• Information shown:
* BEGIN *

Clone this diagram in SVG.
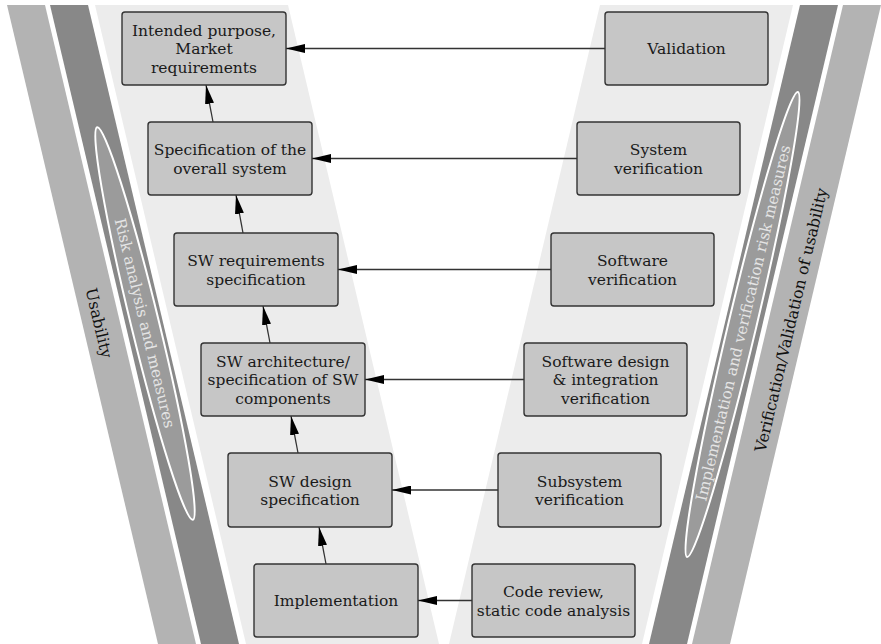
<svg xmlns="http://www.w3.org/2000/svg" width="881" height="644" viewBox="0 0 881 644">
  <style>
    .band-light { fill: #b3b3b3; }
    .band-dark { fill: #888888; }
    .zone { fill: #ececec; }
    .oval { fill: #9b9b9b; stroke: #ffffff; stroke-width: 2; }
    .box { fill: #c6c6c6; stroke: #333333; stroke-width: 1.4; }
    .lbl { font-family: "DejaVu Serif", "Liberation Serif", serif; font-size: 15.5px; fill: #1a1a1a; text-anchor: middle; }
    .side { font-family: "DejaVu Serif", "Liberation Serif", serif; font-size: 15.8px; fill: #111111; text-anchor: middle; }
    .oval-text { font-family: "DejaVu Serif", "Liberation Serif", serif; font-size: 15.4px; fill: #e4e4e4; text-anchor: middle; }
    .link { stroke: #333333; stroke-width: 1.3; fill: none; marker-end: url(#head); }
  </style>
  <defs>
    <marker id="head" viewBox="0 0 19 9" refX="19" refY="4.5" markerWidth="19" markerHeight="9" markerUnits="userSpaceOnUse" orient="auto">
      <path d="M0,0 L19,4.5 L0,9 z" fill="#000000"/>
    </marker>
  </defs>

  <!-- V-shaped background bands -->
  <g id="background">
    <polygon class="band-light" points="7,5 45,5 196,644 158,644"/>
    <polygon class="band-dark" points="50,5 88,5 239,644 201,644"/>
    <polygon class="zone" points="95,5 288,5 439,644 246,644"/>
    <polygon class="zone" points="600,5 793,5 642,644 449,644"/>
    <polygon class="band-dark" points="800,5 838,5 687,644 649,644"/>
    <polygon class="band-light" points="843,5 881,5 730,644 692,644"/>
  </g>

  <!-- side labels along the bands -->
  <g id="usability-left">
    <text class="side" transform="translate(99,323) rotate(76.7)" x="0" y="5.5">Usability</text>
  </g>
  <g id="risk-analysis">
    <ellipse class="oval" cx="0" cy="0" rx="202" ry="14" transform="translate(145,323.5) rotate(76.3)"/>
    <text class="oval-text" transform="translate(145,323) rotate(76.5)" x="0" y="5.5">Risk analysis and measures</text>
  </g>
  <g id="risk-verification">
    <ellipse class="oval" cx="0" cy="0" rx="239" ry="14" transform="translate(742.5,324.5) rotate(-76.6)"/>
    <text class="oval-text" transform="translate(743,323) rotate(-76.6)" x="0" y="5.5">Implementation and verification risk measures</text>
  </g>
  <g id="usability-right">
    <text class="side" transform="translate(791,320) rotate(-76.7)" x="0" y="5.5">Verification/Validation of usability</text>
  </g>

  <!-- connectors -->
  <g id="connectors">
    <line class="link" x1="605" y1="48.5" x2="286" y2="48.5"/>
    <line class="link" x1="577" y1="158.5" x2="312" y2="158.5"/>
    <line class="link" x1="551" y1="269.5" x2="338" y2="269.5"/>
    <line class="link" x1="524" y1="379.5" x2="365" y2="379.5"/>
    <line class="link" x1="498" y1="490" x2="392" y2="490"/>
    <line class="link" x1="472" y1="600.5" x2="418" y2="600.5"/>
    <line class="link" x1="213" y1="122" x2="206" y2="85"/>
    <line class="link" x1="243" y1="233" x2="236" y2="195"/>
    <line class="link" x1="270" y1="343" x2="263" y2="306"/>
    <line class="link" x1="298" y1="453" x2="291" y2="416"/>
    <line class="link" x1="326" y1="564" x2="319" y2="527"/>
  </g>

  <!-- left column: specification steps -->
  <g id="intended-purpose">
    <rect class="box" x="122" y="12" width="164" height="73" rx="3"/>
    <text class="lbl"><tspan x="204" y="35.5">Intended purpose,</tspan><tspan x="204" y="54">Market</tspan><tspan x="204" y="72.5">requirements</tspan></text>
  </g>
  <g id="system-spec">
    <rect class="box" x="148" y="122" width="164" height="73" rx="3"/>
    <text class="lbl"><tspan x="230" y="155">Specification of the</tspan><tspan x="230" y="173.5">overall system</tspan></text>
  </g>
  <g id="sw-requirements">
    <rect class="box" x="174" y="233" width="164" height="73" rx="3"/>
    <text class="lbl"><tspan x="256" y="266">SW requirements</tspan><tspan x="256" y="284.5">specification</tspan></text>
  </g>
  <g id="sw-architecture">
    <rect class="box" x="201" y="343" width="164" height="73" rx="3"/>
    <text class="lbl"><tspan x="283" y="366.5">SW architecture/</tspan><tspan x="283" y="385">specification of SW</tspan><tspan x="283" y="403.5">components</tspan></text>
  </g>
  <g id="sw-design">
    <rect class="box" x="228" y="453" width="164" height="74" rx="3"/>
    <text class="lbl"><tspan x="310" y="486.5">SW design</tspan><tspan x="310" y="505">specification</tspan></text>
  </g>
  <g id="implementation">
    <rect class="box" x="254" y="564" width="164" height="73" rx="3"/>
    <text class="lbl"><tspan x="336" y="606">Implementation</tspan></text>
  </g>

  <!-- right column: verification steps -->
  <g id="validation">
    <rect class="box" x="605" y="12" width="163" height="73" rx="3"/>
    <text class="lbl"><tspan x="686.5" y="54">Validation</tspan></text>
  </g>
  <g id="system-verification">
    <rect class="box" x="577" y="122" width="163" height="73" rx="3"/>
    <text class="lbl"><tspan x="658.5" y="155">System</tspan><tspan x="658.5" y="173.5">verification</tspan></text>
  </g>
  <g id="software-verification">
    <rect class="box" x="551" y="233" width="163" height="73" rx="3"/>
    <text class="lbl"><tspan x="632.5" y="266">Software</tspan><tspan x="632.5" y="284.5">verification</tspan></text>
  </g>
  <g id="integration-verification">
    <rect class="box" x="524" y="343" width="163" height="73" rx="3"/>
    <text class="lbl"><tspan x="605.5" y="366.5">Software design</tspan><tspan x="605.5" y="385">&amp; integration</tspan><tspan x="605.5" y="403.5">verification</tspan></text>
  </g>
  <g id="subsystem-verification">
    <rect class="box" x="498" y="453" width="163" height="74" rx="3"/>
    <text class="lbl"><tspan x="579.5" y="486.5">Subsystem</tspan><tspan x="579.5" y="505">verification</tspan></text>
  </g>
  <g id="code-review">
    <rect class="box" x="472" y="564" width="163" height="73" rx="3"/>
    <text class="lbl"><tspan x="553.5" y="597">Code review,</tspan><tspan x="553.5" y="615.5">static code analysis</tspan></text>
  </g>
</svg>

* END *

• Task objective: Output a faithful copy of the data, with each picture left out.

• Exercise answer:
Clone this diagram in SVG.
<svg xmlns="http://www.w3.org/2000/svg" width="881" height="644" viewBox="0 0 881 644">
  <style>
    .band-light { fill: #b3b3b3; }
    .band-dark { fill: #888888; }
    .zone { fill: #ececec; }
    .oval { fill: #9b9b9b; stroke: #ffffff; stroke-width: 2; }
    .box { fill: #c6c6c6; stroke: #333333; stroke-width: 1.4; }
    .lbl { font-family: "DejaVu Serif", "Liberation Serif", serif; font-size: 15.5px; fill: #1a1a1a; text-anchor: middle; }
    .side { font-family: "DejaVu Serif", "Liberation Serif", serif; font-size: 15.8px; fill: #111111; text-anchor: middle; }
    .oval-text { font-family: "DejaVu Serif", "Liberation Serif", serif; font-size: 15.4px; fill: #e4e4e4; text-anchor: middle; }
    .link { stroke: #333333; stroke-width: 1.3; fill: none; marker-end: url(#head); }
  </style>
  <defs>
    <marker id="head" viewBox="0 0 19 9" refX="19" refY="4.5" markerWidth="19" markerHeight="9" markerUnits="userSpaceOnUse" orient="auto">
      <path d="M0,0 L19,4.5 L0,9 z" fill="#000000"/>
    </marker>
  </defs>

  <!-- V-shaped background bands -->
  <g id="background">
    <polygon class="band-light" points="7,5 45,5 196,644 158,644"/>
    <polygon class="band-dark" points="50,5 88,5 239,644 201,644"/>
    <polygon class="zone" points="95,5 288,5 439,644 246,644"/>
    <polygon class="zone" points="600,5 793,5 642,644 449,644"/>
    <polygon class="band-dark" points="800,5 838,5 687,644 649,644"/>
    <polygon class="band-light" points="843,5 881,5 730,644 692,644"/>
  </g>

  <!-- side labels along the bands -->
  <g id="usability-left">
    <text class="side" transform="translate(99,323) rotate(76.7)" x="0" y="5.5">Usability</text>
  </g>
  <g id="risk-analysis">
    <ellipse class="oval" cx="0" cy="0" rx="202" ry="14" transform="translate(145,323.5) rotate(76.3)"/>
    <text class="oval-text" transform="translate(145,323) rotate(76.5)" x="0" y="5.5">Risk analysis and measures</text>
  </g>
  <g id="risk-verification">
    <ellipse class="oval" cx="0" cy="0" rx="239" ry="14" transform="translate(742.5,324.5) rotate(-76.6)"/>
    <text class="oval-text" transform="translate(743,323) rotate(-76.6)" x="0" y="5.5">Implementation and verification risk measures</text>
  </g>
  <g id="usability-right">
    <text class="side" transform="translate(791,320) rotate(-76.7)" x="0" y="5.5">Verification/Validation of usability</text>
  </g>

  <!-- connectors -->
  <g id="connectors">
    <line class="link" x1="605" y1="48.5" x2="286" y2="48.5"/>
    <line class="link" x1="577" y1="158.5" x2="312" y2="158.5"/>
    <line class="link" x1="551" y1="269.5" x2="338" y2="269.5"/>
    <line class="link" x1="524" y1="379.5" x2="365" y2="379.5"/>
    <line class="link" x1="498" y1="490" x2="392" y2="490"/>
    <line class="link" x1="472" y1="600.5" x2="418" y2="600.5"/>
    <line class="link" x1="213" y1="122" x2="206" y2="85"/>
    <line class="link" x1="243" y1="233" x2="236" y2="195"/>
    <line class="link" x1="270" y1="343" x2="263" y2="306"/>
    <line class="link" x1="298" y1="453" x2="291" y2="416"/>
    <line class="link" x1="326" y1="564" x2="319" y2="527"/>
  </g>

  <!-- left column: specification steps -->
  <g id="intended-purpose">
    <rect class="box" x="122" y="12" width="164" height="73" rx="3"/>
    <text class="lbl"><tspan x="204" y="35.5">Intended purpose,</tspan><tspan x="204" y="54">Market</tspan><tspan x="204" y="72.5">requirements</tspan></text>
  </g>
  <g id="system-spec">
    <rect class="box" x="148" y="122" width="164" height="73" rx="3"/>
    <text class="lbl"><tspan x="230" y="155">Specification of the</tspan><tspan x="230" y="173.5">overall system</tspan></text>
  </g>
  <g id="sw-requirements">
    <rect class="box" x="174" y="233" width="164" height="73" rx="3"/>
    <text class="lbl"><tspan x="256" y="266">SW requirements</tspan><tspan x="256" y="284.5">specification</tspan></text>
  </g>
  <g id="sw-architecture">
    <rect class="box" x="201" y="343" width="164" height="73" rx="3"/>
    <text class="lbl"><tspan x="283" y="366.5">SW architecture/</tspan><tspan x="283" y="385">specification of SW</tspan><tspan x="283" y="403.5">components</tspan></text>
  </g>
  <g id="sw-design">
    <rect class="box" x="228" y="453" width="164" height="74" rx="3"/>
    <text class="lbl"><tspan x="310" y="486.5">SW design</tspan><tspan x="310" y="505">specification</tspan></text>
  </g>
  <g id="implementation">
    <rect class="box" x="254" y="564" width="164" height="73" rx="3"/>
    <text class="lbl"><tspan x="336" y="606">Implementation</tspan></text>
  </g>

  <!-- right column: verification steps -->
  <g id="validation">
    <rect class="box" x="605" y="12" width="163" height="73" rx="3"/>
    <text class="lbl"><tspan x="686.5" y="54">Validation</tspan></text>
  </g>
  <g id="system-verification">
    <rect class="box" x="577" y="122" width="163" height="73" rx="3"/>
    <text class="lbl"><tspan x="658.5" y="155">System</tspan><tspan x="658.5" y="173.5">verification</tspan></text>
  </g>
  <g id="software-verification">
    <rect class="box" x="551" y="233" width="163" height="73" rx="3"/>
    <text class="lbl"><tspan x="632.5" y="266">Software</tspan><tspan x="632.5" y="284.5">verification</tspan></text>
  </g>
  <g id="integration-verification">
    <rect class="box" x="524" y="343" width="163" height="73" rx="3"/>
    <text class="lbl"><tspan x="605.5" y="366.5">Software design</tspan><tspan x="605.5" y="385">&amp; integration</tspan><tspan x="605.5" y="403.5">verification</tspan></text>
  </g>
  <g id="subsystem-verification">
    <rect class="box" x="498" y="453" width="163" height="74" rx="3"/>
    <text class="lbl"><tspan x="579.5" y="486.5">Subsystem</tspan><tspan x="579.5" y="505">verification</tspan></text>
  </g>
  <g id="code-review">
    <rect class="box" x="472" y="564" width="163" height="73" rx="3"/>
    <text class="lbl"><tspan x="553.5" y="597">Code review,</tspan><tspan x="553.5" y="615.5">static code analysis</tspan></text>
  </g>
</svg>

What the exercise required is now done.